Task details
Please output every line of the material as it stands, without the pictures.
# start of Dataset content
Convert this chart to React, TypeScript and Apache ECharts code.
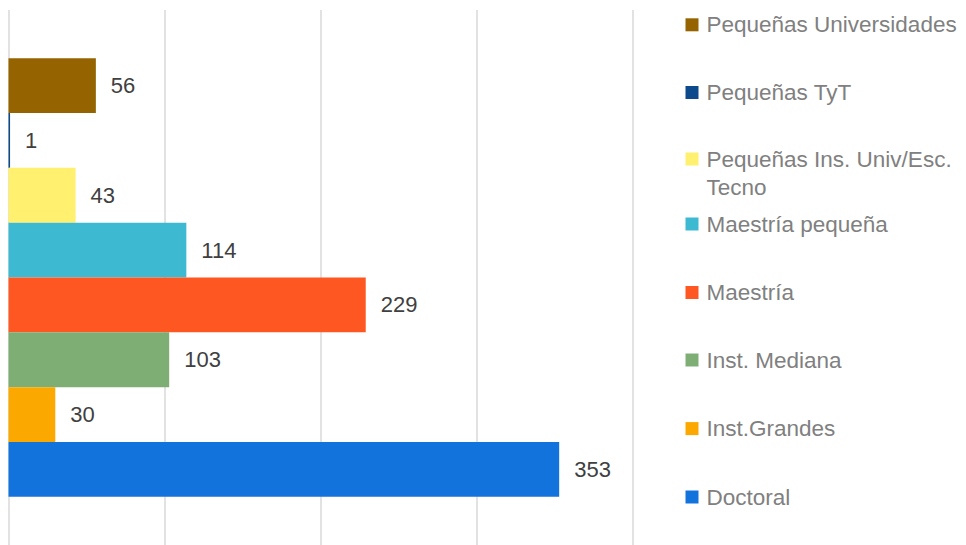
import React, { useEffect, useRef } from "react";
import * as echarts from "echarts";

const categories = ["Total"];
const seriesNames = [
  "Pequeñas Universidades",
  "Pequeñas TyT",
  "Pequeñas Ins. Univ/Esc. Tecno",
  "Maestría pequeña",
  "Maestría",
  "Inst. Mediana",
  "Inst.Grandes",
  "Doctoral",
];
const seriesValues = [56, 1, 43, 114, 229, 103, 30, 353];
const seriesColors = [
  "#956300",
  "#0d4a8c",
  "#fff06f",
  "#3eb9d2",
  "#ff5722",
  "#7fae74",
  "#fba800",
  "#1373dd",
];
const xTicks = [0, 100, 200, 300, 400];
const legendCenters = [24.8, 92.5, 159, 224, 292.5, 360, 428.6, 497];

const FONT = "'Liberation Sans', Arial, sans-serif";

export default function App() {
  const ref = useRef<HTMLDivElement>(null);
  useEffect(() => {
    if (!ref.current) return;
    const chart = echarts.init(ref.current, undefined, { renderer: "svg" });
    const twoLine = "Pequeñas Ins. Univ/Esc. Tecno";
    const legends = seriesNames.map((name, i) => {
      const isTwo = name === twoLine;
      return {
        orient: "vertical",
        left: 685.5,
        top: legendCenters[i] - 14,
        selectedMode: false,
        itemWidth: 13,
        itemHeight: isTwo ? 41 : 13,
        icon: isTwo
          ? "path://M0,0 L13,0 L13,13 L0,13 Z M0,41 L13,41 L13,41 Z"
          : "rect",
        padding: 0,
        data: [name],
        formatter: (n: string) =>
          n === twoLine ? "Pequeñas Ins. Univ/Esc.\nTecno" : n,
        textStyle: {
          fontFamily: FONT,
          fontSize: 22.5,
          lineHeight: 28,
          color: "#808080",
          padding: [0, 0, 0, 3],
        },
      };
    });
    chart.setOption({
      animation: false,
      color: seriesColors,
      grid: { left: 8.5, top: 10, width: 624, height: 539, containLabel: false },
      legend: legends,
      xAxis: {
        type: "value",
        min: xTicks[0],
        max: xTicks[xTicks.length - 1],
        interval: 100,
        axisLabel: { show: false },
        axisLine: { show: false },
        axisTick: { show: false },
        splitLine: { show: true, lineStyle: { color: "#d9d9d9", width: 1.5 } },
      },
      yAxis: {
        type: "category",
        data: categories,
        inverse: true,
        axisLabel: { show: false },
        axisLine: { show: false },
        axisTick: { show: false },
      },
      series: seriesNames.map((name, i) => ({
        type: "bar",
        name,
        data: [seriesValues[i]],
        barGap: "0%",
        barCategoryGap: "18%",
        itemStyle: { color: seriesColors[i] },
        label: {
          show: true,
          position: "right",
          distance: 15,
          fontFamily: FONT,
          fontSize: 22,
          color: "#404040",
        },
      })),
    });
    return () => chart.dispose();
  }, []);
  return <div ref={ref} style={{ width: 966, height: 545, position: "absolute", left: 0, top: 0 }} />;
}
# end of Dataset content
Response
Convert this chart to React, TypeScript and Apache ECharts code.
import React, { useEffect, useRef } from "react";
import * as echarts from "echarts";

const categories = ["Total"];
const seriesNames = [
  "Pequeñas Universidades",
  "Pequeñas TyT",
  "Pequeñas Ins. Univ/Esc. Tecno",
  "Maestría pequeña",
  "Maestría",
  "Inst. Mediana",
  "Inst.Grandes",
  "Doctoral",
];
const seriesValues = [56, 1, 43, 114, 229, 103, 30, 353];
const seriesColors = [
  "#956300",
  "#0d4a8c",
  "#fff06f",
  "#3eb9d2",
  "#ff5722",
  "#7fae74",
  "#fba800",
  "#1373dd",
];
const xTicks = [0, 100, 200, 300, 400];
const legendCenters = [24.8, 92.5, 159, 224, 292.5, 360, 428.6, 497];

const FONT = "'Liberation Sans', Arial, sans-serif";

export default function App() {
  const ref = useRef<HTMLDivElement>(null);
  useEffect(() => {
    if (!ref.current) return;
    const chart = echarts.init(ref.current, undefined, { renderer: "svg" });
    const twoLine = "Pequeñas Ins. Univ/Esc. Tecno";
    const legends = seriesNames.map((name, i) => {
      const isTwo = name === twoLine;
      return {
        orient: "vertical",
        left: 685.5,
        top: legendCenters[i] - 14,
        selectedMode: false,
        itemWidth: 13,
        itemHeight: isTwo ? 41 : 13,
        icon: isTwo
          ? "path://M0,0 L13,0 L13,13 L0,13 Z M0,41 L13,41 L13,41 Z"
          : "rect",
        padding: 0,
        data: [name],
        formatter: (n: string) =>
          n === twoLine ? "Pequeñas Ins. Univ/Esc.\nTecno" : n,
        textStyle: {
          fontFamily: FONT,
          fontSize: 22.5,
          lineHeight: 28,
          color: "#808080",
          padding: [0, 0, 0, 3],
        },
      };
    });
    chart.setOption({
      animation: false,
      color: seriesColors,
      grid: { left: 8.5, top: 10, width: 624, height: 539, containLabel: false },
      legend: legends,
      xAxis: {
        type: "value",
        min: xTicks[0],
        max: xTicks[xTicks.length - 1],
        interval: 100,
        axisLabel: { show: false },
        axisLine: { show: false },
        axisTick: { show: false },
        splitLine: { show: true, lineStyle: { color: "#d9d9d9", width: 1.5 } },
      },
      yAxis: {
        type: "category",
        data: categories,
        inverse: true,
        axisLabel: { show: false },
        axisLine: { show: false },
        axisTick: { show: false },
      },
      series: seriesNames.map((name, i) => ({
        type: "bar",
        name,
        data: [seriesValues[i]],
        barGap: "0%",
        barCategoryGap: "18%",
        itemStyle: { color: seriesColors[i] },
        label: {
          show: true,
          position: "right",
          distance: 15,
          fontFamily: FONT,
          fontSize: 22,
          color: "#404040",
        },
      })),
    });
    return () => chart.dispose();
  }, []);
  return <div ref={ref} style={{ width: 966, height: 545, position: "absolute", left: 0, top: 0 }} />;
}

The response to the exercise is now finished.